When we use impact as a regularizer, we are interested in the impact caused by the agent, so we use the stepwise inaction baseline. It wouldn’t make sense to use total impact as a regularizer, since it would penalize the agent for impact from all sources.
- Rohin Shah 16 May 2020 18:11 UTC
  LW: 4 AF: 3
  AF Parent
  If you are interested in the impact on the human that is caused by the agent (where the agent is the source), the natural choice would be the stepwise inaction baseline (comparing to the agent doing nothing).
  To the extent that there is a natural choice (counterfactuals are hard), I think it would be “what the human expected the agent to do” (the same sort of reasoning that led to the previous state baseline).
  This gives the same answer as the stepwise inaction baseline in your example (because usually we don’t expect a specific person to step on our feet or to steal our wallet).
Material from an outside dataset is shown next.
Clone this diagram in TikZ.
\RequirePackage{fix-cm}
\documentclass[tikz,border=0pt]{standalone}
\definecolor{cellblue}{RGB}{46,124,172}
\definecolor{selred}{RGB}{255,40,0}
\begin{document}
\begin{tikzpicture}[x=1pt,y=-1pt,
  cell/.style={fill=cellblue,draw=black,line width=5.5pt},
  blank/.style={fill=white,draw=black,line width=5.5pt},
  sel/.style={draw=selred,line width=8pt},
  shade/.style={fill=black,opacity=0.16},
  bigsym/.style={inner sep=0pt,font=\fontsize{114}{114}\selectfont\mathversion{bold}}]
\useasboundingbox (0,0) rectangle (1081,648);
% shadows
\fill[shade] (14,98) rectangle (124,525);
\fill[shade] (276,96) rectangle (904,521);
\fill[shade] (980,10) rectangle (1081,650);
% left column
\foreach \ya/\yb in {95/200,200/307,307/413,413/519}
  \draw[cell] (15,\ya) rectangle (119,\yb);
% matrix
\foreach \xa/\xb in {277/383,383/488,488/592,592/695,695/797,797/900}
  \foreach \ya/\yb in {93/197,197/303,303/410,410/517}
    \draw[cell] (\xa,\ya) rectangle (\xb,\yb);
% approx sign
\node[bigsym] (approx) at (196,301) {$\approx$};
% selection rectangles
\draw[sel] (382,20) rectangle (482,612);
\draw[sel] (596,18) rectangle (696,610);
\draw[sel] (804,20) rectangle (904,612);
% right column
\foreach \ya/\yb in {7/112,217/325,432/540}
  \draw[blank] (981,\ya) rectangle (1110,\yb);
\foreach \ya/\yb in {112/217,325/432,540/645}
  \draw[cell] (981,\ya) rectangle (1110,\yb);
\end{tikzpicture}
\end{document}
  An example where it gives a different answer is in driving. The stepwise inaction baseline says “impact is measured relative to all the other drivers going comatose”, so in the baseline state many accidents happen, and you get stuck in a huge traffic jam. Thus, all the other drivers are constantly having a huge impact on you by continuing to drive!
  In contrast, the baseline of “what the human expected the agent to do” gets the intuitive answer—the human expected all the other drivers to drive normally, and so normal driving has ~zero impact, whereas if someone actually did fall comatose and cause an accident, that would be quite impactful.
  EDIT: Tbc, I think this is the “natural choice” if you want to predict what humans would say is impactful; I don’t have a strong opinion on what the “natural choice” would be if you wanted to successfully prevent catastrophe via penalizing “impact”. (Though in this case the driving example still argues against stepwise inaction.)
  - Vika 23 May 2020 15:15 UTC
    LW: 2 AF: 1
    AF Parent
    I certainly agree that there are problems with the stepwise inaction baseline and it’s probably not the final answer for impact penalization. I should have said that the inaction counterfactual is a natural choice, rather than specifically its stepwise form. Using the inaction baseline in the driving example compares to the other driver never leaving their garage (rather than falling asleep at the wheel). Of course, the inaction baseline has other issues (like offsetting), so I think it’s an open question how to design a baseline that satisfies all the criteria we consider sensible (and whether it’s even possible).
    I agree that counterfactuals are hard, but I’m not sure that difficulty can be avoided. Your baseline of “what the human expected the agent to do” is also a counterfactual, since you need to model what would have happened if the world unfolded as expected. It also requires a lot of information from the human, which is subjective and may be hard to elicit. What a human expected to happen in a given situation may not even be well-defined if they have internal disagreement—e.g. even if I feel surprised by someone’s behavior, there is often a voice in my head saying “this was actually predictable from their past behavior so I should have known better”. On the other hand, since (as you mentioned) this is not intended as a baseline for impact penalization, maybe it doesn’t need to be well-defined or efficient in terms of human input, and it is a good source of intuition on what feels impactful to humans.
    - Rohin Shah 23 May 2020 18:10 UTC
      LW: 4 AF: 3
      AF Parent
      Using the inaction baseline in the driving example compares to the other driver never leaving their garage (rather than falling asleep at the wheel).
      Maybe? How do you decide where to start the inaction baseline? In RL the episode start is an obvious choice, but it’s not clear how to apply that for humans.
      (I only have this objection when trying to explain what “impact” means to humans; it seems fine in the RL setting. I do think we’ll probably stop relying on the episode abstraction eventually, so we would eventually need to not rely on it ourselves, but plausibly that can be dealt with in the future.)
      Also, under this inaction baseline, the roads are perpetually empty, and so you’re always feeling impact from the fact that you can’t zoom down the road at 120 mph, which seems wrong.
      I agree that counterfactuals are hard, but I’m not sure that difficulty can be avoided. Your baseline of “what the human expected the agent to do” is also a counterfactual, since you need to model what would have happened if the world unfolded as expected.
      Sorry, what I meant to imply was “baselines are counterfactuals, and counterfactuals are hard, so maybe no ‘natural’ baseline exists”. I certainly agree that my baseline is a counterfactual.
      On the other hand, since (as you mentioned) this is not intended as a baseline for impact penalization, maybe it doesn’t need to be well-defined or efficient in terms of human input, and it is a good source of intuition on what feels impactful to humans.
      Yes, that’s my main point. I agree that there’s no clear way to take my baseline and implement it in code, and that it depends on fuzzy concepts that don’t always apply (even when interpreted by humans).